Miró el sol para saber la hora. Eran las diez. Dos horas más tarde debería estar junto con su familia. Echó varios pescados de la canoa para mejorar la locomoción y dejó dos gamitanas para el pan del día, tomó su remo y emprendió una verdadera huida. Para acortar distancia y alejarse del agua implicada con la tragedia arrastró su pequeña canoa por un camino que conducía a otro tramo más lejano de la quebrada del mismo “bobona”. Después de una hora de navegación la fiebre aumentó severamente y el terror había reiniciado su dominio, una estela fantasmal se apoderó de su conciencia y sus ojos podían ver entes inmateriales. Presentía que la “boa negra” estaba bajo su canoa y que su remo chocaría con la fiera en el memento que nuevamente sea atacado.  

– ¡Rema que te agarran! – . Susurró al oído una escatológica voz protectoria. Al tiempo que miró hacia atrás y vio un perseguidor barco blanco de dos pisos que disponía de personas llamándole en tropel con los brazos al aire, a unos 100 metros. Virgilio, con la última fuerza que se desgastaba como un globo pinchado remaba desesperadamente en un elevado estado de delirio y consideraba que una conspiración de la naturaleza menos humana había sido encargada por la “boa negra” para matarlo, y que el barco blanco fungía aquella función. El lánguido pescador miraba hacia atrás cada vez que podía para ver cuanto había avanzado la nave y respiraba fría esperanza cuando iba descubriendo su lentitud, parecía muy cargado y el agua saltaba reacio en la proa. 

 – ¡Espera, espera! –. Gritaban los marineros desde el primer y segundo piso, los gritos eran cada vez más fuerte y constante que aturdía tenazmente al pescador hasta que lograron doblegarlo, el remo dejó de moverse juntamente con sus brazos debilitados a escasos 50 metros del puerto familiar.
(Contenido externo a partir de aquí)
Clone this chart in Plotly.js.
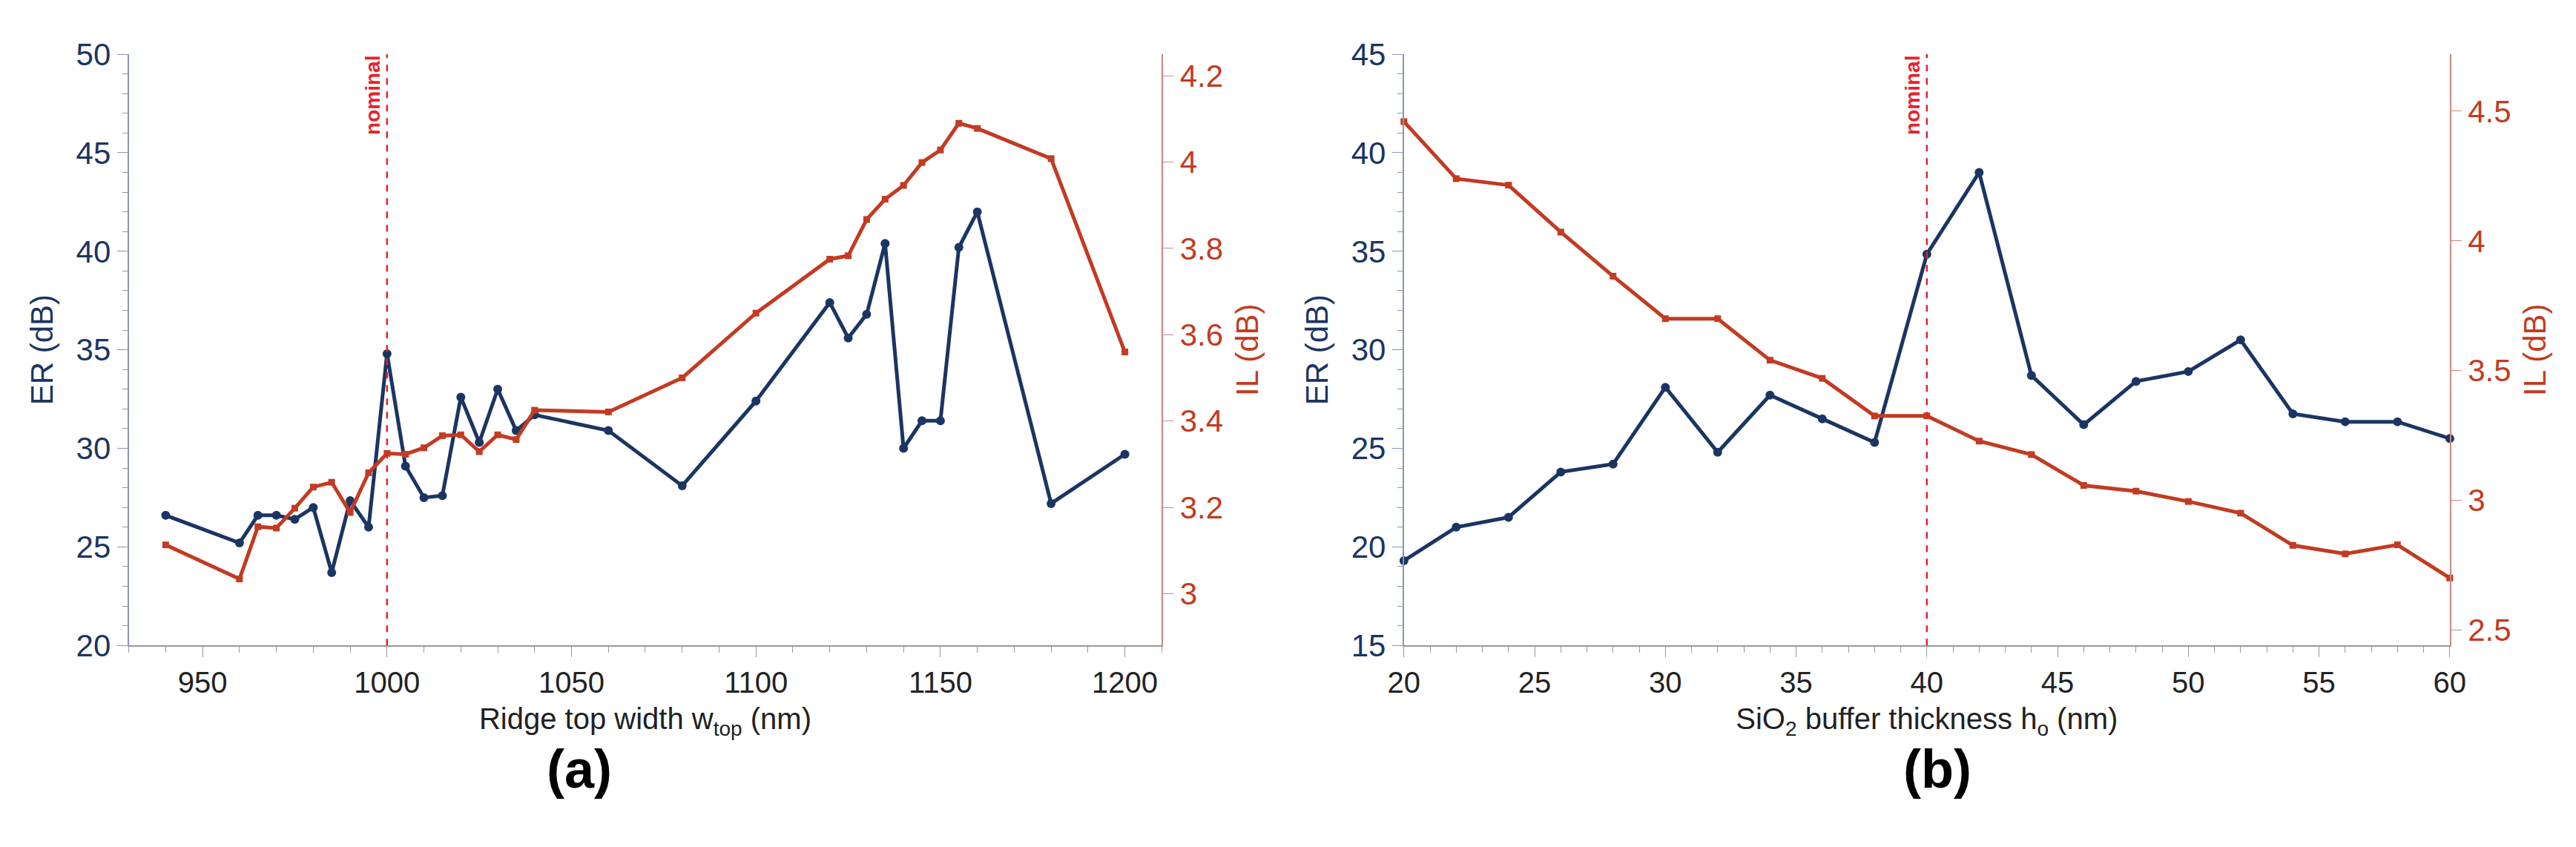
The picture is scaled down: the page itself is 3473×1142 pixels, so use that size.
<!DOCTYPE html>
<html>
<head>
<meta charset="utf-8">
<script src="https://cdn.plot.ly/plotly-3.0.1.min.js"></script>
<style>html,body{margin:0;padding:0;background:#fff}</style>
</head>
<body>
<div id="chart" style="width:3473px;height:1142px"></div>
<script>
// panel (a): ridge top width sweep
const widthNm = [940,960,965,970,975,980,985,990,995,1000,1005,1010,1015,1020,1025,1030,1035,1040,1060,1080,1100,1120,1125,1130,1135,1140,1145,1150,1155,1160,1180,1200];
const erA = [26.6,25.2,26.6,26.6,26.4,27.0,23.7,27.35,26.0,34.8,29.1,27.5,27.6,32.6,30.3,33.0,30.9,31.7,30.9,28.1,32.4,37.4,35.6,36.8,40.4,30.0,31.4,31.4,40.2,42.0,27.2,29.7];
const ilA = [3.113,3.034,3.155,3.152,3.198,3.247,3.258,3.188,3.28,3.325,3.323,3.338,3.366,3.368,3.329,3.368,3.357,3.425,3.421,3.50,3.65,3.775,3.783,3.867,3.914,3.946,3.999,4.028,4.09,4.078,4.008,3.56];

// panel (b): SiO2 buffer thickness sweep
const bufferNm = [20,22,24,26,28,30,32,34,36,38,40,42,44,46,48,50,52,54,56,58,60];
const erB = [19.3,21.0,21.5,23.8,24.2,28.1,24.8,27.7,26.5,25.3,34.85,39.0,28.7,26.2,28.4,28.9,30.5,26.75,26.35,26.35,25.5];
const ilB = [4.46,4.24,4.215,4.034,3.864,3.70,3.70,3.54,3.47,3.325,3.325,3.228,3.176,3.057,3.035,2.995,2.95,2.826,2.793,2.828,2.70];

const nominalA = 1000, nominalB = 40;

const NAVY = '#1b3563', RED = '#c23b22', NOM = '#e8212a';
const FONT = 'Liberation Sans Narrow, Liberation Sans, Arial, sans-serif';

function erTrace(x,y,xa,ya){return {x:x,y:y,xaxis:xa,yaxis:ya,type:'scatter',mode:'lines+markers',
  line:{color:NAVY,width:5},marker:{color:NAVY,size:12,symbol:'circle'},cliponaxis:false};}
function ilTrace(x,y,xa,ya){return {x:x,y:y,xaxis:xa,yaxis:ya,type:'scatter',mode:'lines+markers',
  line:{color:RED,width:5},marker:{color:RED,size:9,symbol:'square'},cliponaxis:false};}

const data = [
  erTrace(widthNm,erA,'x','y'), ilTrace(widthNm,ilA,'x','y2'),
  erTrace(bufferNm,erB,'x2','y3'), ilTrace(bufferNm,ilB,'x2','y4')
];

const tickF = {family:FONT,size:40,color:'#222'};
function xax(dom,range,dtick,minor,title,anchor){return {domain:dom,range:range,dtick:dtick,anchor:anchor,
  showgrid:false,zeroline:false,showline:true,linecolor:'#999',linewidth:2,ticks:'outside',ticklen:14,tickcolor:'#999',
  minor:{ticks:'outside',dtick:minor,ticklen:8,tickcolor:'#999'},tickfont:tickF,
  title:{text:title,font:{family:FONT,size:40,color:'#222'},standoff:14}};}
function yl(range,anchor){return {domain:[0.238,0.936],range:range,dtick:5,anchor:anchor,showgrid:false,zeroline:false,
  showline:true,linecolor:'#8896b0',linewidth:2,ticks:'outside',ticklen:14,tickcolor:'#8896b0',
  minor:{ticks:'outside',dtick:1,ticklen:7,tickcolor:'#8896b0'},tickfont:{family:FONT,size:42,color:NAVY},
  title:{text:'ER (dB)',font:{family:'Liberation Sans, Arial',size:42,color:NAVY},standoff:18}};}
function yr(range,dtick,anchor,ov){return {range:range,dtick:dtick,overlaying:ov,side:'right',anchor:anchor,showgrid:false,zeroline:false,
  showline:true,linecolor:'#c98a7e',linewidth:2,ticks:'outside',ticklen:14,tickcolor:'#c98a7e',
  tickfont:{family:FONT,size:42,color:RED},
  title:{text:'IL (dB)',font:{family:'Liberation Sans, Arial',size:42,color:RED},standoff:18}};}

const layout = {
  width:3473,height:1142,margin:{l:0,r:0,t:0,b:0},paper_bgcolor:'#fff',plot_bgcolor:'#fff',showlegend:false,
  xaxis: xax([0.050,0.451],[930,1210],50,10,'Ridge top width w<sub>top</sub> (nm)','y'),
  yaxis: yl([20,50],'x'),
  yaxis2: yr([2.88,4.25],0.2,'x','y'),
  xaxis2: xax([0.545,0.951],[20,60],5,1,'SiO<sub>2</sub> buffer thickness h<sub>o</sub> (nm)','y3'),
  yaxis3: yl([15,45],'x2'),
  yaxis4: yr([2.44,4.72],0.5,'x2','y3'),
  shapes:[
    {type:'line',xref:'x',yref:'y domain',x0:nominalA,x1:nominalA,y0:0,y1:1,line:{color:NOM,width:2.5,dash:'dash'}},
    {type:'line',xref:'x2',yref:'y3 domain',x0:nominalB,x1:nominalB,y0:0,y1:1,line:{color:NOM,width:2.5,dash:'dash'}}
  ],
  annotations:[
    {xref:'x',yref:'y domain',x:nominalA,y:1,xanchor:'right',yanchor:'top',xshift:-2,textangle:-90,showarrow:false,
     text:'<b>nominal</b>',font:{family:'Liberation Sans, Arial',size:28,color:NOM}},
    {xref:'x2',yref:'y3 domain',x:nominalB,y:1,xanchor:'right',yanchor:'top',xshift:-2,textangle:-90,showarrow:false,
     text:'<b>nominal</b>',font:{family:'Liberation Sans, Arial',size:28,color:NOM}},
    {xref:'paper',yref:'paper',x:0.225,y:0.055,xanchor:'center',yanchor:'bottom',showarrow:false,
     text:'<b>(a)</b>',font:{family:'Liberation Sans, Arial',size:72,color:'#000'}},
    {xref:'paper',yref:'paper',x:0.752,y:0.055,xanchor:'center',yanchor:'bottom',showarrow:false,
     text:'<b>(b)</b>',font:{family:'Liberation Sans, Arial',size:72,color:'#000'}}
  ]
};

Plotly.newPlot('chart',data,layout,{staticPlot:true});
</script>
</body>
</html>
El barco se acercaba como una máquina del infierno, destrozando la última muralla fluvial fiel al pescador.

– ¡Rema que te agarran! –. Reiteró intensamente aquella esencia de perseverante tuición. Al mismo tiempo recibió el pescador abatido el impulso vital que necesitaba para llegar a su destino y cuando el barco disponía rematar con su horda misteriosa, rebatió su remo como hiciera las aletas de un moribundo pez y escapó hasta colisionar con la orilla de donde partió. Virgilio cayó en tierra impulsado por el  atraco violento de su heroica embarcación, gritó agónicamente tres veces mientras yacía. Mientras su esposa e hijos venían a su encuentro pedía, insistentemente, que vieran el barco y los hombres que tratan de matarlo. “No hay nada Virgilio, todo está tranquilo, te llevaremos a casa” – dijo su esposa –. Estaba con una fiebre muy alta y percataron que su herida abierta era una mordedura aún de origen ignorado. Daniel, su anciano padre, sabedor y curandero ancestral de la etnia murui se encargó de salvarle la vida.
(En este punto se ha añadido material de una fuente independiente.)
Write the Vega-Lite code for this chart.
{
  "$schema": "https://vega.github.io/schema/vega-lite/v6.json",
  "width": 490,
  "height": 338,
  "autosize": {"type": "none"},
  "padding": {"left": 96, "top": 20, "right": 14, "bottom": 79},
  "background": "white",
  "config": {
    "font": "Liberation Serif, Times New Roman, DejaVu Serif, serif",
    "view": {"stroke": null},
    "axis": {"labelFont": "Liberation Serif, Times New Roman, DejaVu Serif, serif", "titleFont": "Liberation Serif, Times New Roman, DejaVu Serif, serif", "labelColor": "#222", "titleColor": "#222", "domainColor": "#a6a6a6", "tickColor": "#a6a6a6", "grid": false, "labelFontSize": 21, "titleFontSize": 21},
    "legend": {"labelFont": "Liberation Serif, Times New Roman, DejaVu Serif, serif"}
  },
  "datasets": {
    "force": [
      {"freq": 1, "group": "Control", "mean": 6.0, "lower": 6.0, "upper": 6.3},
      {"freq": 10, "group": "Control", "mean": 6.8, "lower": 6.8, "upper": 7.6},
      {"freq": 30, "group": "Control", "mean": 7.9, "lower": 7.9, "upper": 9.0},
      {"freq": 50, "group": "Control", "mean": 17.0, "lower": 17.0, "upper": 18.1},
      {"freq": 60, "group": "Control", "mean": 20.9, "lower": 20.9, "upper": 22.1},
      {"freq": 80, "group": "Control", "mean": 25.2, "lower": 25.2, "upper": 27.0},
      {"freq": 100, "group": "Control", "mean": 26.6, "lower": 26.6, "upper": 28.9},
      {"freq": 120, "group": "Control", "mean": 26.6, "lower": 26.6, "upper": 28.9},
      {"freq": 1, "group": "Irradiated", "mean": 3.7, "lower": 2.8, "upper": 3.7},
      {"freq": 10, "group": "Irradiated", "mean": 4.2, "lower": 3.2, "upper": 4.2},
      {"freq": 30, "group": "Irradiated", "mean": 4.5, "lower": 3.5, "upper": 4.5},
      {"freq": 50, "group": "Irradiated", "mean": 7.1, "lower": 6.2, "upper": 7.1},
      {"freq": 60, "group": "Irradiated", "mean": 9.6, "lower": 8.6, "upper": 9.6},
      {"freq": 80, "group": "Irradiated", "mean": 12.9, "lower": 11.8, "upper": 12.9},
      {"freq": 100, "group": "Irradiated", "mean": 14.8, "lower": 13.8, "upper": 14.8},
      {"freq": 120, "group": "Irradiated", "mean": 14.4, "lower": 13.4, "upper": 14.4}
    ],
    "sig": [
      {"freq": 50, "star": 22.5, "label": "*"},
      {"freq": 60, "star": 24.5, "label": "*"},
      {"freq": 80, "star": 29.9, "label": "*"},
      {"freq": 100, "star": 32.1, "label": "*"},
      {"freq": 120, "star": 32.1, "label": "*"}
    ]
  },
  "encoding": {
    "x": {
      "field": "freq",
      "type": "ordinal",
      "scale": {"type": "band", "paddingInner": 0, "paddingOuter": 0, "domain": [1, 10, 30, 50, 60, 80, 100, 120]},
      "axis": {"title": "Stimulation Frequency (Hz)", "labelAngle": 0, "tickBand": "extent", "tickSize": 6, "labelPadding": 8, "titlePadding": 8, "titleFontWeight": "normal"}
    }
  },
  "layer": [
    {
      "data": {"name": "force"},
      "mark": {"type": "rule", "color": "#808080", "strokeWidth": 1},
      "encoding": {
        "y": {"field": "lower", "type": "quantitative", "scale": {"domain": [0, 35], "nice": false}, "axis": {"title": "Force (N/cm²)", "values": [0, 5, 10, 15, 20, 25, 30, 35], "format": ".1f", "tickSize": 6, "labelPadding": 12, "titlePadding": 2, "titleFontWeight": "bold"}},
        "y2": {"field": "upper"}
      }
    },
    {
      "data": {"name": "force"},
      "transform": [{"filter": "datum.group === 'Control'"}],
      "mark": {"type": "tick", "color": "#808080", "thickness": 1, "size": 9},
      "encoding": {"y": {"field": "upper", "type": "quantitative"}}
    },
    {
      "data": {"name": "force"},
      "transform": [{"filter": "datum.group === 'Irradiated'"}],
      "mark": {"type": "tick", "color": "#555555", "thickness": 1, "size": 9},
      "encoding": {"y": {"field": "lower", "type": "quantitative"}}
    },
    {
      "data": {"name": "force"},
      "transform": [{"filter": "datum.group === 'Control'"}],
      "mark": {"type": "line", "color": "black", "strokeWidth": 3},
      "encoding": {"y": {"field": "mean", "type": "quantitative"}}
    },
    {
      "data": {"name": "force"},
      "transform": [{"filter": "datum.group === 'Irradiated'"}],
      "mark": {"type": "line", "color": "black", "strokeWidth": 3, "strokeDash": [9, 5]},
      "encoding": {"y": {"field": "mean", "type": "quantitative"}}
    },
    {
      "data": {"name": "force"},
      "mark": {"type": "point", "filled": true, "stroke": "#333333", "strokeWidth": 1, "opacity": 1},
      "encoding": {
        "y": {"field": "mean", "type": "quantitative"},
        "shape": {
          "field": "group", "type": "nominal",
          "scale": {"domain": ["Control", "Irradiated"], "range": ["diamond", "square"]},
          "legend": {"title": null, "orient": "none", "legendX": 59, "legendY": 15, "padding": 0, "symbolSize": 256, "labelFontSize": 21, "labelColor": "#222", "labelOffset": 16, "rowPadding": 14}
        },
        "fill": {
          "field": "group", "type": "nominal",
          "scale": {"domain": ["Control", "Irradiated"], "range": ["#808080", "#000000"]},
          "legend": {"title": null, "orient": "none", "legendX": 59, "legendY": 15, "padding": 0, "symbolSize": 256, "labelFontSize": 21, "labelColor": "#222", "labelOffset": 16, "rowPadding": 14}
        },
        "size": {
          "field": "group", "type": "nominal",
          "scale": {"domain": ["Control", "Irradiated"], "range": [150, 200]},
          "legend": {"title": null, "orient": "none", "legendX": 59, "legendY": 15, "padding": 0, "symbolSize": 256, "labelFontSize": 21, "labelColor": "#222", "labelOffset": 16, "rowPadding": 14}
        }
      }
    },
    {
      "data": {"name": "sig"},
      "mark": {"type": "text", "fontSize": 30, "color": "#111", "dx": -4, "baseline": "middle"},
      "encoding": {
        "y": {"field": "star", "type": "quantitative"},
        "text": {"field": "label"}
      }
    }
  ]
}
Hoy, 19 de enero de 2013, me dijo: “Ha sido una trágica experiencia de origen natural, no intervino ninguna brujería. Vi el cuerpo negro de una boa que hasta entonces era un mito relacionado con poderes sobrenaturales, me ha demostrado que si: me disparó con agua mezclado con el aliento de la muerte, me buscó, encontró y persiguió con el “llamado barco fantasma". Pero, tuvo un gran error de observación: eligió el blanco pero no miró el árbol cruzado que me antecedía”.

– ¿Tuviste algún sueño o premonición que hubieras tomado en cuenta?
– Sí – me dijo sonriente –, pero te contaré otro día.